Goal of the exercise
Retype all of the listing exactly, passing over any picture you find.

Material

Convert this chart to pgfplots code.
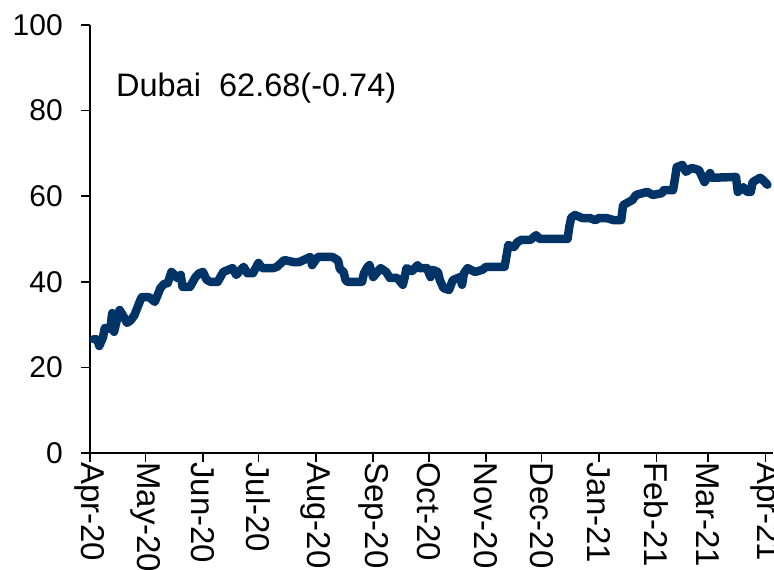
\documentclass[border=0pt]{standalone}
\usepackage{pgfplots}
\pgfplotsset{compat=1.18}
\usepackage{fontspec}
\setmainfont{Liberation Sans}
\definecolor{navy}{RGB}{0,51,102}

\begin{document}
\begin{tikzpicture}
\begin{axis}[
  name=ax,
  scale only axis, width=683pt, height=428pt,
  xmin=0, xmax=369, ymin=0, ymax=100,
  axis x line=bottom, axis y line=left,
  axis line style={-, line width=1.6pt, black},
  tick style={line width=1.6pt, black},
  tick align=outside, major tick length=9pt,
  xtick={0,30,61,91,122,153,183,214,244,275,306,334,365},
  xticklabels={Apr-20,May-20,Jun-20,Jul-20,Aug-20,Sep-20,Oct-20,Nov-20,Dec-20,Jan-21,Feb-21,Mar-21,Apr-21},
  ytick={0,20,...,100},
  xticklabel style={rotate=-90, anchor=west, inner sep=0pt, font=\fontsize{33}{33}\selectfont},
  yticklabel style={inner sep=0pt, xshift=-18pt, font=\fontsize{30}{30}\selectfont},
  /pgf/number format/assume math mode=true,
  clip=false,
]
\addplot[navy, line width=8.5pt, line join=round, line cap=round] coordinates {
(2,26.6)(4,26.5)(5,25.0)(7,27.0)(8,29.2)(11,29.0)(12,32.7)(13,28.3)(15,32.0)(16,33.4)
(18,32.0)(20,30.4)(22,31.0)(24,32.2)(27,35.5)(28,36.4)(32,36.4)(35,35.3)(37,37.4)(38,38.5)
(40,39.5)(42,39.7)(44,42.3)(46,41.5)(47,40.9)(49,41.6)(50,38.8)(54,38.8)(57,41.1)(59,42.0)
(61,42.3)(63,40.5)(65,40.0)(69,40.0)(72,42.3)(77,43.2)(79,41.6)(83,43.5)(85,42.0)(88,42.0)
(91,44.4)(93,43.2)(99,43.2)(101,43.5)(105,45.1)(110,44.6)(113,44.6)(119,45.8)(120,43.9)(123,45.8)
(131,45.8)(134,45.0)(135,43.0)(137,42.3)(138,40.5)(139,40.0)(147,40.0)(148,42.0)(150,43.5)(151,43.9)
(153,41.1)(157,43.2)(160,42.3)(162,40.9)(166,40.9)(169,39.3)(170,41.0)(171,43.2)(174,42.5)(177,43.9)
(178,43.2)(182,43.2)(184,41.1)(185,42.8)(188,42.3)(189,40.4)(191,38.5)(194,38.1)(196,40.4)(200,41.1)
(201,39.3)(202,42.0)(204,43.2)(208,42.3)(212,42.8)(214,43.5)(224,43.5)(225,46.0)(226,48.6)(229,48.1)
(231,49.3)(233,49.8)(238,49.8)(241,50.9)(243,50.0)(258,50.0)(259,53.0)(260,55.0)(262,55.6)(266,54.9)
(270,54.9)(273,54.4)(275,54.9)(279,54.9)(283,54.4)(287,54.4)(288,57.9)(293,59.1)(295,60.3)(301,61.0)
(304,60.3)(309,60.7)(310,61.4)(315,61.4)(316,64.0)(317,66.8)(320,67.3)(322,65.7)(325,66.6)(329,66.1)
(332,63.3)(335,65.4)(336,64.3)(349,64.5)(350,61.0)(353,62.1)(355,61.0)(357,61.0)(358,63.3)(362,64.3)
(363,64.0)(366,62.68)
};
\node[anchor=base west, inner sep=0pt, font=\fontsize{32.5}{32.5}\selectfont] at (axis cs:14,83.2) {Dubai\hspace{0.56em}62.68(-0.74)};
\end{axis}
\pgfresetboundingbox
\path ([shift={(-90pt,-116.5pt)}]ax.south west) rectangle ([shift={(1pt,25pt)}]ax.north east);
\end{tikzpicture}
\end{document}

Exercise solution
Convert this chart to pgfplots code.
\documentclass[border=0pt]{standalone}
\usepackage{pgfplots}
\pgfplotsset{compat=1.18}
\usepackage{fontspec}
\setmainfont{Liberation Sans}
\definecolor{navy}{RGB}{0,51,102}

\begin{document}
\begin{tikzpicture}
\begin{axis}[
  name=ax,
  scale only axis, width=683pt, height=428pt,
  xmin=0, xmax=369, ymin=0, ymax=100,
  axis x line=bottom, axis y line=left,
  axis line style={-, line width=1.6pt, black},
  tick style={line width=1.6pt, black},
  tick align=outside, major tick length=9pt,
  xtick={0,30,61,91,122,153,183,214,244,275,306,334,365},
  xticklabels={Apr-20,May-20,Jun-20,Jul-20,Aug-20,Sep-20,Oct-20,Nov-20,Dec-20,Jan-21,Feb-21,Mar-21,Apr-21},
  ytick={0,20,...,100},
  xticklabel style={rotate=-90, anchor=west, inner sep=0pt, font=\fontsize{33}{33}\selectfont},
  yticklabel style={inner sep=0pt, xshift=-18pt, font=\fontsize{30}{30}\selectfont},
  /pgf/number format/assume math mode=true,
  clip=false,
]
\addplot[navy, line width=8.5pt, line join=round, line cap=round] coordinates {
(2,26.6)(4,26.5)(5,25.0)(7,27.0)(8,29.2)(11,29.0)(12,32.7)(13,28.3)(15,32.0)(16,33.4)
(18,32.0)(20,30.4)(22,31.0)(24,32.2)(27,35.5)(28,36.4)(32,36.4)(35,35.3)(37,37.4)(38,38.5)
(40,39.5)(42,39.7)(44,42.3)(46,41.5)(47,40.9)(49,41.6)(50,38.8)(54,38.8)(57,41.1)(59,42.0)
(61,42.3)(63,40.5)(65,40.0)(69,40.0)(72,42.3)(77,43.2)(79,41.6)(83,43.5)(85,42.0)(88,42.0)
(91,44.4)(93,43.2)(99,43.2)(101,43.5)(105,45.1)(110,44.6)(113,44.6)(119,45.8)(120,43.9)(123,45.8)
(131,45.8)(134,45.0)(135,43.0)(137,42.3)(138,40.5)(139,40.0)(147,40.0)(148,42.0)(150,43.5)(151,43.9)
(153,41.1)(157,43.2)(160,42.3)(162,40.9)(166,40.9)(169,39.3)(170,41.0)(171,43.2)(174,42.5)(177,43.9)
(178,43.2)(182,43.2)(184,41.1)(185,42.8)(188,42.3)(189,40.4)(191,38.5)(194,38.1)(196,40.4)(200,41.1)
(201,39.3)(202,42.0)(204,43.2)(208,42.3)(212,42.8)(214,43.5)(224,43.5)(225,46.0)(226,48.6)(229,48.1)
(231,49.3)(233,49.8)(238,49.8)(241,50.9)(243,50.0)(258,50.0)(259,53.0)(260,55.0)(262,55.6)(266,54.9)
(270,54.9)(273,54.4)(275,54.9)(279,54.9)(283,54.4)(287,54.4)(288,57.9)(293,59.1)(295,60.3)(301,61.0)
(304,60.3)(309,60.7)(310,61.4)(315,61.4)(316,64.0)(317,66.8)(320,67.3)(322,65.7)(325,66.6)(329,66.1)
(332,63.3)(335,65.4)(336,64.3)(349,64.5)(350,61.0)(353,62.1)(355,61.0)(357,61.0)(358,63.3)(362,64.3)
(363,64.0)(366,62.68)
};
\node[anchor=base west, inner sep=0pt, font=\fontsize{32.5}{32.5}\selectfont] at (axis cs:14,83.2) {Dubai\hspace{0.56em}62.68(-0.74)};
\end{axis}
\pgfresetboundingbox
\path ([shift={(-90pt,-116.5pt)}]ax.south west) rectangle ([shift={(1pt,25pt)}]ax.north east);
\end{tikzpicture}
\end{document}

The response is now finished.